Copy out each line that has "image" in it.

» **Task input**
╭──

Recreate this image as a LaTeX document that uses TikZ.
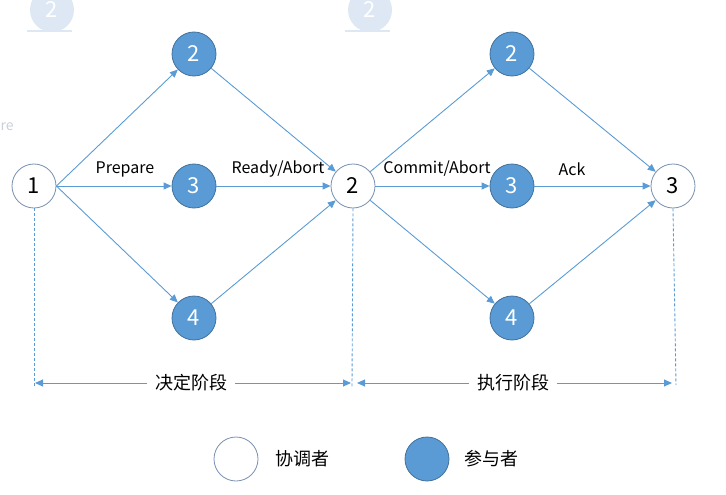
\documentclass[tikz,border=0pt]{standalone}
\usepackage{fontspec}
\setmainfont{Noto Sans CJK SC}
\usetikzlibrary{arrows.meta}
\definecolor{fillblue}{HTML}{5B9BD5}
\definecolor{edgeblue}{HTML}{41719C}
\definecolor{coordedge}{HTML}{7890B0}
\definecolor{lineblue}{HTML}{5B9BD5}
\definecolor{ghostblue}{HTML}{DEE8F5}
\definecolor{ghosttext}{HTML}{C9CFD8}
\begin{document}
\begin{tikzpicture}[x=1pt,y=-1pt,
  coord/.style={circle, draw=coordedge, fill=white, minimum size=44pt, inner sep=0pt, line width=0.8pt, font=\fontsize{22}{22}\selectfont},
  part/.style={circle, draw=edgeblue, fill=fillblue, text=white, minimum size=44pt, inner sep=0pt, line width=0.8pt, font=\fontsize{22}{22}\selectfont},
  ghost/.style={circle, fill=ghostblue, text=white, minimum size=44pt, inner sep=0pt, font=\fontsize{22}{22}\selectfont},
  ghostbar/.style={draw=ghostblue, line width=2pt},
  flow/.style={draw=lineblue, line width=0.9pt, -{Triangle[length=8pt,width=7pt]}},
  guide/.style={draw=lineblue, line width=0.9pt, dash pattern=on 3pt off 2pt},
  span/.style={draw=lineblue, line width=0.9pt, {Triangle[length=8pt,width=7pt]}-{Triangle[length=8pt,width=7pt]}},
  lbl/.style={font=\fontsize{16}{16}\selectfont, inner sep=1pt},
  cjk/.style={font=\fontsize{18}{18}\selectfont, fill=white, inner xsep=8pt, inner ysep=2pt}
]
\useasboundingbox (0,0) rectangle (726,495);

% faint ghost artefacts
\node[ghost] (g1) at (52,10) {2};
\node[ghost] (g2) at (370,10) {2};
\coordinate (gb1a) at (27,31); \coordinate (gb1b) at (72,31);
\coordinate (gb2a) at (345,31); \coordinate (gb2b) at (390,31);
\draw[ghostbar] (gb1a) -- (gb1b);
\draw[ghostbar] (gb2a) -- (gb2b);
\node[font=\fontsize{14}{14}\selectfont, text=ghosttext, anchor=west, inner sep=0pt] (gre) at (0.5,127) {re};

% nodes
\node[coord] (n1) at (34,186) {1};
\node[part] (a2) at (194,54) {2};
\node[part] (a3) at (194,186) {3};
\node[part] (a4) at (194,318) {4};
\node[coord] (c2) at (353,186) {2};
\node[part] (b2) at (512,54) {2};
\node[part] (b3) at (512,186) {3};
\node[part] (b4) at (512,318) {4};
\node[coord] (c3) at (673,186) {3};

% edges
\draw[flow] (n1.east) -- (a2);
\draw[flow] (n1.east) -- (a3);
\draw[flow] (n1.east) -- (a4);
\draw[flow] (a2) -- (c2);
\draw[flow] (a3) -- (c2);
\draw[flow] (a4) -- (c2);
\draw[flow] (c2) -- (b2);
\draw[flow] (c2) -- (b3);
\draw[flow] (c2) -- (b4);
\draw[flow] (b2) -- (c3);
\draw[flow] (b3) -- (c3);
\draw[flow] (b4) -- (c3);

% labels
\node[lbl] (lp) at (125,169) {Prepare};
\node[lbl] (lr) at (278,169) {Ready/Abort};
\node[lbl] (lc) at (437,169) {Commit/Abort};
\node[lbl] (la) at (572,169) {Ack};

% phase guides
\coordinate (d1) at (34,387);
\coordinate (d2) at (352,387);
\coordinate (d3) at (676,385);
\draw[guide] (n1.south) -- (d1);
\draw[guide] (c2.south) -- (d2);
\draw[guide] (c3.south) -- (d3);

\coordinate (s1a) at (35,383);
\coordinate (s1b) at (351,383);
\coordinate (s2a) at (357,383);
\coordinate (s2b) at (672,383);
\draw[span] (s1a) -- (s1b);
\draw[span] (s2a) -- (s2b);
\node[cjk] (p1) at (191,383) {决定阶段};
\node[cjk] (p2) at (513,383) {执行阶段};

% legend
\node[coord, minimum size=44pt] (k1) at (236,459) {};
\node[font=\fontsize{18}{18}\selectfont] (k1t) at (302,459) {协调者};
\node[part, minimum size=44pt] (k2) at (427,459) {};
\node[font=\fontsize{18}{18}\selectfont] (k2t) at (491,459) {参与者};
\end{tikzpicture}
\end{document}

╰──
╭──

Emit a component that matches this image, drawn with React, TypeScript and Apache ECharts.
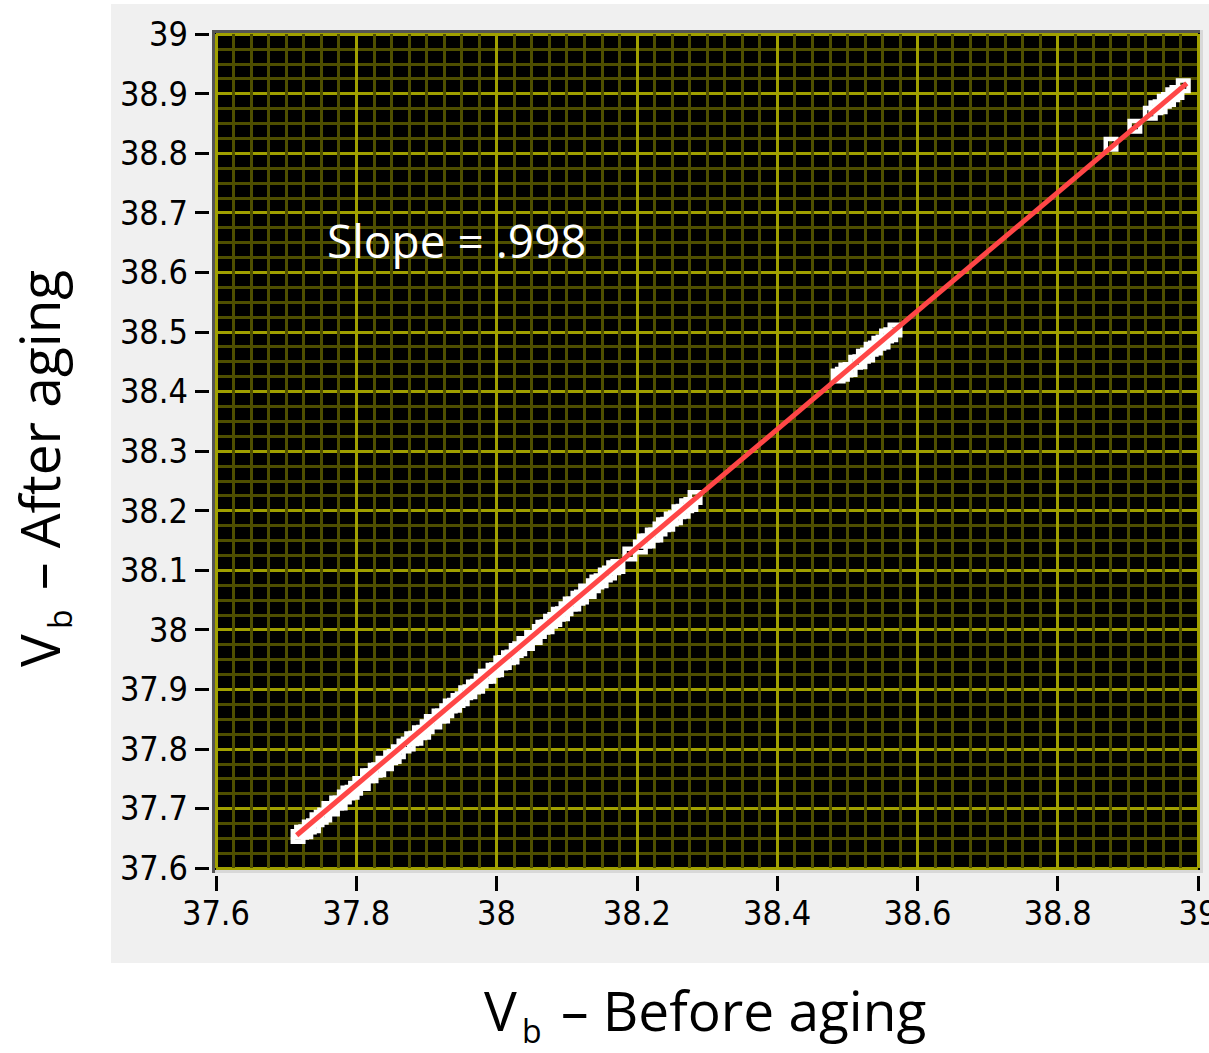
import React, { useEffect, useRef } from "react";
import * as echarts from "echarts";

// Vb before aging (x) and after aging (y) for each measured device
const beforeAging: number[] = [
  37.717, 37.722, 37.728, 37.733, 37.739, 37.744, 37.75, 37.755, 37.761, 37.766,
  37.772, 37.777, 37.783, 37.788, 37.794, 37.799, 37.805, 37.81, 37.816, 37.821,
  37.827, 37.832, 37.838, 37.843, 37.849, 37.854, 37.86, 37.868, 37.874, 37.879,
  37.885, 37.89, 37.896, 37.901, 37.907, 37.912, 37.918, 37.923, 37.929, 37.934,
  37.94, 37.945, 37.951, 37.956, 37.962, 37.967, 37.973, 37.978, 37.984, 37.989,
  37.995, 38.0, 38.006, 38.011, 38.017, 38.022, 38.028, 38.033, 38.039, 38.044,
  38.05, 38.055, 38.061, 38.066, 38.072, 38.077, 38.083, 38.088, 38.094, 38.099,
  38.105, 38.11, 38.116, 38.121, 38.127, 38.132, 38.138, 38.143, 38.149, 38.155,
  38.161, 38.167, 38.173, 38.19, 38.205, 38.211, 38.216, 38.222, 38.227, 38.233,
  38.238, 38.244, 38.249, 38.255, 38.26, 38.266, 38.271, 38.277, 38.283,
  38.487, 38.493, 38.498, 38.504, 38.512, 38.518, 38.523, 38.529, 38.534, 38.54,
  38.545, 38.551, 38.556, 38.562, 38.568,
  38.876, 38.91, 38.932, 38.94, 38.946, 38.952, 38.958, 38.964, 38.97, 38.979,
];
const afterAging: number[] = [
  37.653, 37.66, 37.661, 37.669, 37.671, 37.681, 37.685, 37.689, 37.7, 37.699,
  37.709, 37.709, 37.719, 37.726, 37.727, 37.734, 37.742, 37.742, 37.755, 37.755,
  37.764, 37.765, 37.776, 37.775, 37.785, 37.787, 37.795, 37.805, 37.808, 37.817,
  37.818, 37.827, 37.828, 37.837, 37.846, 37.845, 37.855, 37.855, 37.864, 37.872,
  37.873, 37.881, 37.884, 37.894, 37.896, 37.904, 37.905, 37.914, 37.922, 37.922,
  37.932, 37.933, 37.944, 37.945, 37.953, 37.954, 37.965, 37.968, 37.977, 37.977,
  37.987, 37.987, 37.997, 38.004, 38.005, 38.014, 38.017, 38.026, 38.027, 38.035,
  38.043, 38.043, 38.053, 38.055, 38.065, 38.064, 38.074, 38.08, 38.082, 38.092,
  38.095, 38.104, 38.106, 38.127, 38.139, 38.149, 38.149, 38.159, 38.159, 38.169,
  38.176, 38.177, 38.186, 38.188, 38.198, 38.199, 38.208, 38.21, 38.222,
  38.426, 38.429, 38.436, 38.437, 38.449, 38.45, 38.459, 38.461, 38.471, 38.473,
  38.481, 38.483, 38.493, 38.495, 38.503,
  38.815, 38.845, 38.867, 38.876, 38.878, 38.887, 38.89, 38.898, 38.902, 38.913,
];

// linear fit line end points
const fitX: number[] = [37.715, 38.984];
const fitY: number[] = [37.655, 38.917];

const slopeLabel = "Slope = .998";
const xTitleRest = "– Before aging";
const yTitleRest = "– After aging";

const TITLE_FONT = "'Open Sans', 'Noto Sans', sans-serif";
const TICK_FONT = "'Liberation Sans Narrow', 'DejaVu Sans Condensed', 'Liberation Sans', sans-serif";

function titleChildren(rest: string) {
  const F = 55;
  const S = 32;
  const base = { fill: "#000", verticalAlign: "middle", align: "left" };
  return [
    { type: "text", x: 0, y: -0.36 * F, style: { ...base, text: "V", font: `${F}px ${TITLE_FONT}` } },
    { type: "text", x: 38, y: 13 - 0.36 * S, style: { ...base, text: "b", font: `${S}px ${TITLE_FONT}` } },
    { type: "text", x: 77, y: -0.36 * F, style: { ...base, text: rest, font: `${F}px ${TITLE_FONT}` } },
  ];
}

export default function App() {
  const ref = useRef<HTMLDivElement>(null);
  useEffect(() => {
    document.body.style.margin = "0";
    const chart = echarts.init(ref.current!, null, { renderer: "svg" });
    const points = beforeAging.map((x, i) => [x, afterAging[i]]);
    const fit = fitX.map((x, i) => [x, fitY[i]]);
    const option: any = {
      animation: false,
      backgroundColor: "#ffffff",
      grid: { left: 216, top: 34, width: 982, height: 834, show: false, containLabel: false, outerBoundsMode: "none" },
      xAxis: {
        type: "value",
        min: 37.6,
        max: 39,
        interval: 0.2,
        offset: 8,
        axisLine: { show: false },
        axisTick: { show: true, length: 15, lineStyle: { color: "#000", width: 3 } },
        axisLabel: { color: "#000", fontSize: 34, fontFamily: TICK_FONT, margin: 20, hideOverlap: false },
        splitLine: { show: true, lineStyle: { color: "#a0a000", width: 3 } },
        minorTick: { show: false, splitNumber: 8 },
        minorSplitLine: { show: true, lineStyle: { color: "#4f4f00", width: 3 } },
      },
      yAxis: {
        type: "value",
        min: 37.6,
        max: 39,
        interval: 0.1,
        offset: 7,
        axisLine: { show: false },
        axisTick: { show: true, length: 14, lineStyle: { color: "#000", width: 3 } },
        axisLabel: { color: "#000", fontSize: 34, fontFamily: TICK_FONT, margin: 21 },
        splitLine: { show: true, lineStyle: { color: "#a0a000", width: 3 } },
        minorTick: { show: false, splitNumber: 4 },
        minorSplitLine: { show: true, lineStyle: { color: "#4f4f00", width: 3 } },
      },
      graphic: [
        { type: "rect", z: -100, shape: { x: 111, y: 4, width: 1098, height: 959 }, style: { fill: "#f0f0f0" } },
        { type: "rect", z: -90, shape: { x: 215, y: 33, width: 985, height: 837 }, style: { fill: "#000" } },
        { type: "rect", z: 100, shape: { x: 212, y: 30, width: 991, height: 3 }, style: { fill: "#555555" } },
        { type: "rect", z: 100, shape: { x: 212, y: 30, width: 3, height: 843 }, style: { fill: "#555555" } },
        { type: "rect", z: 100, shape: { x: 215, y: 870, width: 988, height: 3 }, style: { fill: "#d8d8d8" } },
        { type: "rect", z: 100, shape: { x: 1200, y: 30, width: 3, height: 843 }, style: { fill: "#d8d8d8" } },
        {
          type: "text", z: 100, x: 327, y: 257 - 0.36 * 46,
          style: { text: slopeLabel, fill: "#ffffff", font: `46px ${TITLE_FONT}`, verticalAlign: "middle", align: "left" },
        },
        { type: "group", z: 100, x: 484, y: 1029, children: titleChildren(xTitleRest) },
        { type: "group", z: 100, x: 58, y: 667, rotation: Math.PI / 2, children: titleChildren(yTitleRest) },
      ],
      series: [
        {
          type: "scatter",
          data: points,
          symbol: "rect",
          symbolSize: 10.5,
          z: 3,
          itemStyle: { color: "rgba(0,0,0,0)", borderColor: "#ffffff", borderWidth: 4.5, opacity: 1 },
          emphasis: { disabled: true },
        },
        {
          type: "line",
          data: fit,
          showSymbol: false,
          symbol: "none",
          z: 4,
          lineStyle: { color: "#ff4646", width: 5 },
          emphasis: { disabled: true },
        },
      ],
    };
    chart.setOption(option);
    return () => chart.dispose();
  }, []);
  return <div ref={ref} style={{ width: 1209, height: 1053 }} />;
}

╰──
╭──

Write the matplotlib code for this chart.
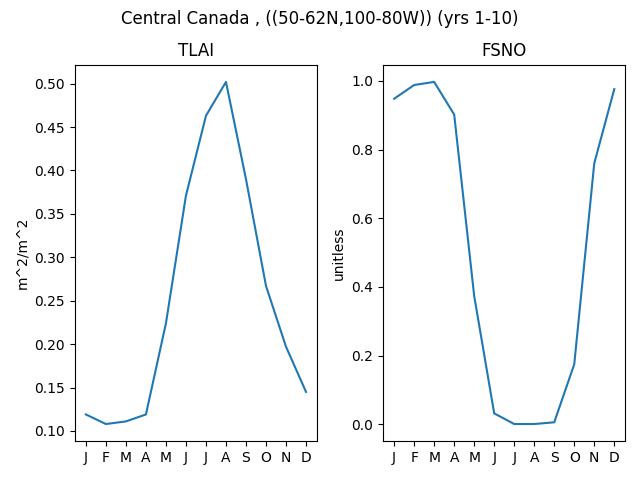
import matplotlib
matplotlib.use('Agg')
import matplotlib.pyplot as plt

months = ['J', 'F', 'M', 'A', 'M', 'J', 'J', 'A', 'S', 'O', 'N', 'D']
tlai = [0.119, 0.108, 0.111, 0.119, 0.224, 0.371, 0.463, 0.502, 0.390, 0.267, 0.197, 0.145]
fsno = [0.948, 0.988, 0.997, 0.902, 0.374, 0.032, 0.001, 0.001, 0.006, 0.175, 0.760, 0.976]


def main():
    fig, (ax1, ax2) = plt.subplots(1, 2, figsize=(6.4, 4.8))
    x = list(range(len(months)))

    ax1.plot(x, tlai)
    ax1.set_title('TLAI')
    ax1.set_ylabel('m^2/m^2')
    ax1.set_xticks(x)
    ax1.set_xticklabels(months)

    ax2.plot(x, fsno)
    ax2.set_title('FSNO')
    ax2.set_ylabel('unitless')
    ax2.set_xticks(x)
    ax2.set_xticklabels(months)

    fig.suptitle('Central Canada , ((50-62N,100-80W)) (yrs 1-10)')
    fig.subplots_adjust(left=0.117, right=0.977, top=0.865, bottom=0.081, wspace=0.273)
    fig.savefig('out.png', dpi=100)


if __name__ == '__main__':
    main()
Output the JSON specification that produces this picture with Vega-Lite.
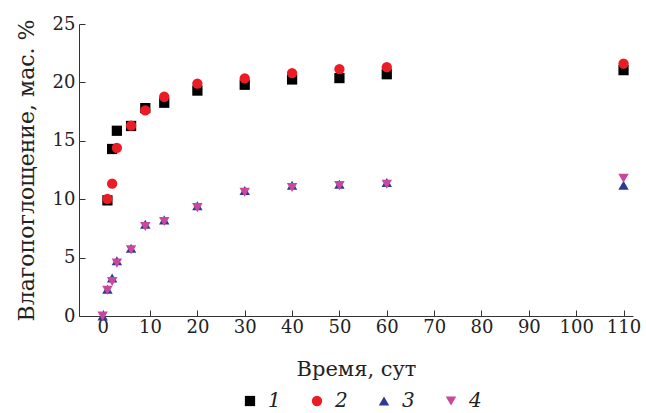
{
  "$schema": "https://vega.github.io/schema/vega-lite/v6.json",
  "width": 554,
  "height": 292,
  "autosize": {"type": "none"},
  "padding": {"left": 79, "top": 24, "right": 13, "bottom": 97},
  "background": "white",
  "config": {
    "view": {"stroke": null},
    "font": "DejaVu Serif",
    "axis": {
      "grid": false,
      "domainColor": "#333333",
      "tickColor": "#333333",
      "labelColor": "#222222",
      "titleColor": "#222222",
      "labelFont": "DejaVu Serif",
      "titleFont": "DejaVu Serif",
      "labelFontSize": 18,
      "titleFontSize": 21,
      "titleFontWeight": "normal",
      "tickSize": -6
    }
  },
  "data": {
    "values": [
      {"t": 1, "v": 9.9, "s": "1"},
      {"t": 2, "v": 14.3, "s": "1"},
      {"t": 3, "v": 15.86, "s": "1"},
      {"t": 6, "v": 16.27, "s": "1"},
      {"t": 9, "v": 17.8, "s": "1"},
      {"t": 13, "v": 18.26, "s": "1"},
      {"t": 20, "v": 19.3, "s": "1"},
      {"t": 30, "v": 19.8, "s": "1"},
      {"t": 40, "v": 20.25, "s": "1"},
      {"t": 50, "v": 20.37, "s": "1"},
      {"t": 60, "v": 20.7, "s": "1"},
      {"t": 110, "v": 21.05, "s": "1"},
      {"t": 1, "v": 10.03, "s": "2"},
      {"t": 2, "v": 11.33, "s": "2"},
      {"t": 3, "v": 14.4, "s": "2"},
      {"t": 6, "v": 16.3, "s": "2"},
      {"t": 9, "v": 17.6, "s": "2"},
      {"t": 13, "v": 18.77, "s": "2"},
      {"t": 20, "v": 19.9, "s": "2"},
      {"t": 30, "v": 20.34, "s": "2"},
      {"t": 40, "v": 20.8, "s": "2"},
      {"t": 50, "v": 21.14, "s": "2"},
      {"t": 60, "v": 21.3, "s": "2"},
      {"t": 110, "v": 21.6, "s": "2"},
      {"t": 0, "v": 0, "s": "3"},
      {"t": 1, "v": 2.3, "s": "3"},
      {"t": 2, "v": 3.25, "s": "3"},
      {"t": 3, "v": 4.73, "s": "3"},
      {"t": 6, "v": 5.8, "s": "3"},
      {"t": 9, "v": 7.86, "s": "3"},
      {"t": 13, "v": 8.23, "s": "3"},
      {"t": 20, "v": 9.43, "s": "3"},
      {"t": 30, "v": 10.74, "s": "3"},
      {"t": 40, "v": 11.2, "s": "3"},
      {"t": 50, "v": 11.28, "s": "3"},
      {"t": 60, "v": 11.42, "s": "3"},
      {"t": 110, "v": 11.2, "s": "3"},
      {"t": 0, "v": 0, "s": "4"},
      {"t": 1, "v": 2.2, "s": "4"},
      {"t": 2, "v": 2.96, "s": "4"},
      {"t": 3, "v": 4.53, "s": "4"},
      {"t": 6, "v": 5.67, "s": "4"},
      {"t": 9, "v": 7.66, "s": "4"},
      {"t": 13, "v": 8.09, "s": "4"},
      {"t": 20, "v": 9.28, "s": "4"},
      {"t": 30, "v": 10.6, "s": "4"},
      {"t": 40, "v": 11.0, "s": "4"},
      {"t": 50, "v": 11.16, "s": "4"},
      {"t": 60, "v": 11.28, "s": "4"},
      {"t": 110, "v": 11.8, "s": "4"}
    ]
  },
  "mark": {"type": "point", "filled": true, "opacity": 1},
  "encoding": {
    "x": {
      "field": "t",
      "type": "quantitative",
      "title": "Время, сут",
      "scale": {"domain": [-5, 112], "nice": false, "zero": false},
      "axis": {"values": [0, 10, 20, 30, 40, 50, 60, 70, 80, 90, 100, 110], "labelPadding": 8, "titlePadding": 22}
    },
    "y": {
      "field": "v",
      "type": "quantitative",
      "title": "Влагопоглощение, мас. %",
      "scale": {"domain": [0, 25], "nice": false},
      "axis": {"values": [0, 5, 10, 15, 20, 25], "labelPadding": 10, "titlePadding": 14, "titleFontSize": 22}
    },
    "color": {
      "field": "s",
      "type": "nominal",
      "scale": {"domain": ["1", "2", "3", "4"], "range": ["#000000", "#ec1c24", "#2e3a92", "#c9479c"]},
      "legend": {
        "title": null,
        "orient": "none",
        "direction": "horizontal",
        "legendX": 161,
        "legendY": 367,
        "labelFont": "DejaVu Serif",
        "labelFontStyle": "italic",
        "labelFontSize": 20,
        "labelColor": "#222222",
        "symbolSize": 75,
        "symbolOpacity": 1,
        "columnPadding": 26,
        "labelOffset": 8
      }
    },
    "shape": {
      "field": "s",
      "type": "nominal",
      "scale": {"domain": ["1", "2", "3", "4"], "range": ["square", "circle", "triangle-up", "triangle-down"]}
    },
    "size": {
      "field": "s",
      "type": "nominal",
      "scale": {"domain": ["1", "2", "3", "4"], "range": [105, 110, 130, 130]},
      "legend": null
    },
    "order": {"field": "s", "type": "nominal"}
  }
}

╰──

» **Response to the task**
Recreate this image as a LaTeX document that uses TikZ.
Emit a component that matches this image, drawn with React, TypeScript and Apache ECharts.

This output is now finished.